You have to remove the Charcoals next time. We used to bake Portuguese bread in those same types of ovens. You need to leave the Brocks to get hot enough. Then remove the hot charcoals after some time and only the heat that is absorbed into the bricks is enough to cook the Pizza. Pizza is basically bread. I remember those bread.. yumm. Its like Italian or French baked bread.
THANK YOU VERY MUCH FOR THE TIME, YOU DID a GREAT JOB. KEEP ONGOING. AND i'm SURE THIS PIZZA WAS VERY GOOD ONE.
Thanks!
There's certain creators channels that I automatically know the moment I click one of their videos, like...I'm gonna go on this and many more journeys with you man...
This is one of those channels.
I'm happy you are enjoying the vids.
That oven will cook alot of different kinds of foods. Very exciting
Your theory and explanation of why, if you are going to fail, fail quickly is a life lesson everyone should learn. Glad I subscribed. I’ve been watching the wooded beards man channel but this is really cool and educational. Love both channels.
Thanks for watching... It's also important the next step is to move on... Don't just stop at the fail! :-)
That loose chicken better watch out for the wooded beardsman now 😂😁. Nice video man keep them coming
The loose chicken was delicious.
There are metal supports called “chairs” that the bottom rebar sits on. The bottom rebar needs to be suspended. The rebar needs what is called “coverage.” Space around the rebar for the mortar. The rebar is tied so it doesn’t move around during the pouring process. Depending on the thickness of the “slab?” I would have build another “Mat” on top of the lower “mat” using another level of “chairs.” I would have had small pieces of rebar on an angle in the corners of the form. The pizza oven looks great! Beautiful job.
There is some great advice in this video. Your new video made me rewatch this one.
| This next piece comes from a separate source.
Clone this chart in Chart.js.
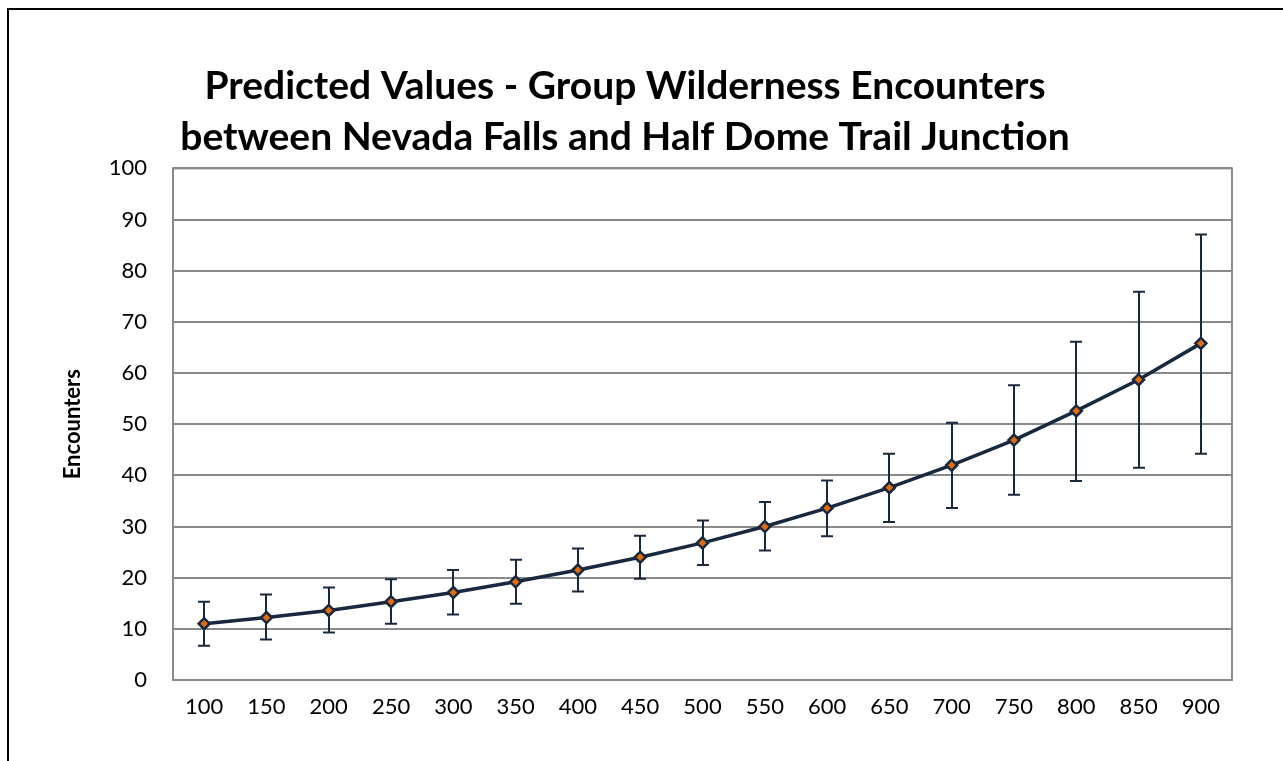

Tie the rear so it stays in place during the pour. Also, make sure you have a gap underneath so the rear sets up in the concrete not sitting on the bottom.
REBAR not rear.....stupid phone lol
Indeed. The rebar is to help with concrete shrinkage, which is unavoidable. But the rebar will prevent or reduce concrete cracking. The concrete will shrink most on the top surface, so as Ron said you want the rebar up off the bottom (using "chairs" or rocks or blocks or whatever). You did great though! Thought I'd just add to the answer here.
I actually love the rustic look of this oven over most of the pizza ovens out there
Didn’t know that I’d fall in love with a Canadian man today. These videos are friggin awesome!
Glad you like them!
Canadian men are the best! ;)
Looks awesome but maybe the fire just needed to burn down a little more before putting the pizza in. Being it's a pizza oven it will keep the heat in and keep cooking even though the flames have burnt down. Looked really good though. Practice makes perfect.
Certainly a learning curve. Thanks for watching!
I'm super excited to see this property get better and better. It'll be a 5 star off grid Airbnb resort soon!